I hate answering a question with a question but I this question keeps coming up so I thought I’d write out a thought; granted, starting with a question: why would they not?
All ad spend is merely a budgeted investment of capital vs. expectations; an intentional allocation of spend to ROI. As long as marketers perceive, or actually account for, a better ROI from “TV,” they’ll spend relatively more there.
It’s that simple. And most marketers are good what at they do…. MOST don’t just throw money at things in hopes that it works. Marketing is the work of determining how and what to advertise; not the advertising itself – but that’s another topic.
Let me take a different approach to the question.
What is “TV”?
Unfortunate in our media industry, thanks to pundits, speakers, and research, is that many still seem to want to distinguish “digital” from traditional channels (print, radio, and television).
That’s unfortunate because “digital” is just a format, a technology, akin to saying “broadcast,” whereas TV is a channel, a medium – that is both broadcast and digital.
A more accurate distinction of channels would never refer to digital.
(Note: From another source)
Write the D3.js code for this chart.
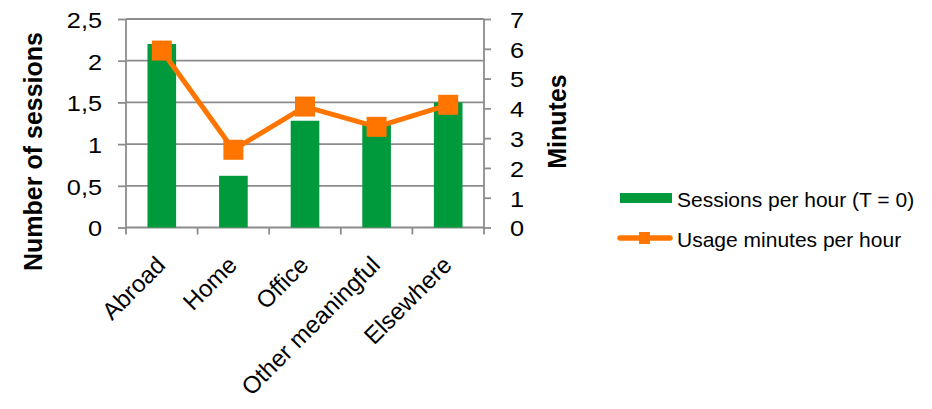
<!DOCTYPE html>
<html>
<head>
<meta charset="utf-8">
<script src="https://cdn.jsdelivr.net/npm/d3@7"></script>
<style>
  html, body { margin: 0; padding: 0; background: #fff; }
  svg text { font-family: "Liberation Sans", Arial, sans-serif; fill: #000; }
</style>
</head>
<body>
<svg id="chart" width="932" height="409"></svg>
<script>
// Locations and their per-hour usage figures
const categories = ["Abroad", "Home", "Office", "Other meaningful", "Elsewhere"];
const sessionsPerHour = [2.2, 0.62, 1.28, 1.25, 1.5];
const minutesPerHour = [5.94, 2.61, 4.06, 3.38, 4.12];
const sessionTicks = [0, 0.5, 1, 1.5, 2, 2.5];
const minuteTicks = [0, 1, 2, 3, 4, 5, 6, 7];
const seriesNames = ["Sessions per hour (T = 0)", "Usage minutes per hour"];

const green = "#009a3d";
const orange = "#ff7500";
const gridColor = "#8c8c8c";

const svg = d3.select("#chart");
const plot = { left: 126, right: 484, top: 19, bottom: 227.5 };

const commaLocale = d3.formatLocale({ decimal: ",", thousands: ".", grouping: [3], currency: ["", ""] });
const fmt = commaLocale.format("~g");

const x = d3.scaleBand().domain(categories).range([plot.left, plot.right]).paddingInner(0).paddingOuter(0);
const yLeft = d3.scaleLinear().domain([0, 2.5]).range([plot.bottom, plot.top]);
const yRight = d3.scaleLinear().domain([0, 7]).range([plot.bottom, plot.top]);

// tick numerals are drawn slightly widened
const tickStretch = 1.15;

// horizontal gridlines on the session scale
svg.append("g")
  .selectAll("line")
  .data(sessionTicks.filter(d => d > 0))
  .join("line")
  .attr("x1", plot.left).attr("x2", plot.right)
  .attr("y1", d => yLeft(d)).attr("y2", d => yLeft(d))
  .attr("stroke", gridColor).attr("stroke-width", 1.8);

// left axis
const leftAxis = svg.append("g")
  .attr("transform", `translate(${plot.left},0)`)
  .call(d3.axisLeft(yLeft).tickValues(sessionTicks).tickFormat(fmt).tickSize(8).tickPadding(16));
leftAxis.selectAll("path, line").attr("stroke", gridColor).attr("stroke-width", 1.8);
leftAxis.select(".domain").attr("d", `M0,${plot.top}V${plot.bottom}`);
leftAxis.selectAll("text")
  .attr("font-size", 22)
  .attr("font-family", "Liberation Sans, Arial, sans-serif")
  .attr("x", -24 / tickStretch)
  .attr("dy", "0.38em")
  .attr("transform", `scale(${tickStretch},1)`);

// right axis
const rightAxis = svg.append("g")
  .attr("transform", `translate(${plot.right},0)`)
  .call(d3.axisRight(yRight).tickValues(minuteTicks).tickFormat(fmt).tickSize(7).tickPadding(19));
rightAxis.selectAll("path, line").attr("stroke", gridColor).attr("stroke-width", 1.8);
rightAxis.select(".domain").attr("d", `M0,${plot.top}V${plot.bottom}`);
rightAxis.selectAll("text")
  .attr("font-size", 22)
  .attr("font-family", "Liberation Sans, Arial, sans-serif")
  .attr("x", 26 / tickStretch)
  .attr("dy", "0.38em")
  .attr("transform", `scale(${tickStretch},1)`);

// bottom axis with ticks between categories
const bottom = svg.append("g");
bottom.append("line")
  .attr("x1", plot.left).attr("x2", plot.right)
  .attr("y1", plot.bottom).attr("y2", plot.bottom)
  .attr("stroke", gridColor).attr("stroke-width", 1.8);
const boundaries = categories.map(c => x(c)).concat([x(categories[categories.length - 1]) + x.bandwidth()]);
bottom.selectAll("line.tick")
  .data(boundaries)
  .join("line")
  .attr("class", "tick")
  .attr("x1", d => d).attr("x2", d => d)
  .attr("y1", plot.bottom).attr("y2", plot.bottom + 7)
  .attr("stroke", gridColor).attr("stroke-width", 1.8);

// rotated category labels
bottom.selectAll("text")
  .data(categories)
  .join("text")
  .attr("transform", d => `translate(${x(d) + x.bandwidth() / 2 + 5},${plot.bottom + 39}) rotate(-45)`)
  .attr("text-anchor", "end")
  .attr("font-size", 24)
  .text(d => d);

// bars
const barW = x.bandwidth() * 0.4;
svg.append("g")
  .selectAll("rect")
  .data(categories)
  .join("rect")
  .attr("x", (d) => x(d) + (x.bandwidth() - barW) / 2)
  .attr("width", barW)
  .attr("y", (d, i) => yLeft(sessionsPerHour[i]))
  .attr("height", (d, i) => plot.bottom - yLeft(sessionsPerHour[i]))
  .attr("fill", green);

// usage minutes line with square markers
const pts = categories.map((c, i) => [x(c) + x.bandwidth() / 2, yRight(minutesPerHour[i])]);
svg.append("path")
  .attr("d", d3.line()(pts))
  .attr("fill", "none")
  .attr("stroke", orange)
  .attr("stroke-width", 5)
  .attr("stroke-linejoin", "round");
const ms = 20;
svg.append("g")
  .selectAll("rect")
  .data(pts)
  .join("rect")
  .attr("x", d => d[0] - ms / 2).attr("y", d => d[1] - ms / 2)
  .attr("width", ms).attr("height", ms)
  .attr("fill", orange);

// axis titles
svg.append("text")
  .attr("transform", `translate(42,151.5) rotate(-90)`)
  .attr("text-anchor", "middle")
  .attr("font-size", 25)
  .attr("font-weight", "bold")
  .text("Number of sessions");
svg.append("text")
  .attr("transform", `translate(566,121.5) rotate(-90)`)
  .attr("text-anchor", "middle")
  .attr("font-size", 25)
  .attr("font-weight", "bold")
  .text("Minutes");

// legend
const legend = svg.append("g");
legend.append("rect")
  .attr("x", 620).attr("y", 193).attr("width", 52).attr("height", 10)
  .attr("fill", green);
legend.append("text")
  .attr("x", 677).attr("y", 206.5)
  .attr("font-size", 21)
  .text(seriesNames[0]);
legend.append("line")
  .attr("x1", 620).attr("x2", 670).attr("y1", 238).attr("y2", 238)
  .attr("stroke", orange).attr("stroke-width", 5.5).attr("stroke-linecap", "round");
legend.append("rect")
  .attr("x", 639).attr("y", 232).attr("width", 11).attr("height", 12)
  .attr("fill", orange);
legend.append("text")
  .attr("x", 677).attr("y", 246.5)
  .attr("font-size", 21)
  .text(seriesNames[1]);
</script>
</body>
</html>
Or video for that matter, nor audio, as those aren’t channels either – those are formats.
Channels might be characterized as:
And on each of those channels (save radio, of course), we can consume:
- Copy / Text
This is an important distinction to start to draw because the overwhelmingly greater % of long-format video consumption is still by way of that in-home, on the couch, in front of a screen delivery mechanism we call Television.
And on that television, people are watching via broadcast, cable, and streaming… through countless channels and apps.
Roku and Amazon Fire TV deliver television into my home, digitally.
I watch the same shows on my smartphone, lying in bed at night. And, when I need a break from my day job of answering questions on Quora, I spin up CBS All Access on my laptop and watch the latest Star Trek Discovery.
Is that all “television”? Where do we draw the distinctions?
[see that chart… that chart doesn’t make any sense… except that it’s a few years out of date… and that it shows how substantial television remains]
I’ve been working online since about 1999 (earlier than that if we count building websites in college). My first job was at Yahoo!, at a time when we were taking over the homepage of the most popular web address in the world, to run “takeover” ads for Britney Spears, Dell, and Sony – ads that would often run videos.
Why don’t we see those anymore? Certainly, not because Yahoo is actually dead; it’s still one of the most heavily trafficked sites on the internet.
Banner Ad “CPMs” (cost per thousand impressions – how online ads are usually packaged and sold) used to demand a rate card price of as much as $30 per thousand. Within the span of the years I spent at Yahoo, almost two decades ago, we saw that average CPM fall to a fraction of that.
Good question. Let me ask another first: Why is there always such aggravation over ads showing up in YouTube?
That’s “television” isn’t it?
The internet is what we consider an Active Consumption platform. We sit upright (well… not so much anymore thanks to the smartphone), we use a keyboard, we have dozens of tabs/apps open, we can work while we scroll…
Television (the box) is what we consider Passive Consumption. We zone out. We lie down / sit back. We don’t really do anything else but eat. Sure we have a remote and can walk to the kitchen when a commercial plays, but it still plays.
Active Consumption tends to favor Active Engagement Ads while Passive Engagement Ads (banners, audio, or videos) get ignored more capably or even blocked entirely. This is why Google Adwords is such a gold mine – they are active engagement ads: they serve what the audience is seeking at the time that they are seeking it.
Simply put, “Advertising” online usually sucks because no one is paying attention. Appreciate that I’m not comparing Adwords to Television ads; like to like: banner ads, commercials, and audio spots, online, are relatively poor promotions.
Notice that Hulu, Amazon, and Netflix are all working to creep ads back into the paid subscription model that held the promise of no advertising.
Cable, decades ago, was sold on the same premise…
Broadcast Television is free (over the air), so commercials and show sponsors were always part of the experience. Cable came along and since you were paying for it, the promise was fewer commercials (or even none, as was the case with HBO). Thing is, that didn’t last… commercials crept into most of the experience and we started fleeing cable for OTT (Over The Top, as it’s also called), streaming, video… first note, by torrenting videos to get content without commercials – since it was possible; not because we wanted to break the law.
Netflix rose to prominence thanks to their inexpensive alternative to cable and the fact that no one really wants to steal content… again: the promise of affordable television without commercials.
But it didn’t last long and now PAID for streaming television is adding in advertisements.
Note that: Advertising is creeping back into streaming Television. Why? For the same reason television has always been a lion’s share of advertising, even compared to the internet: because it works.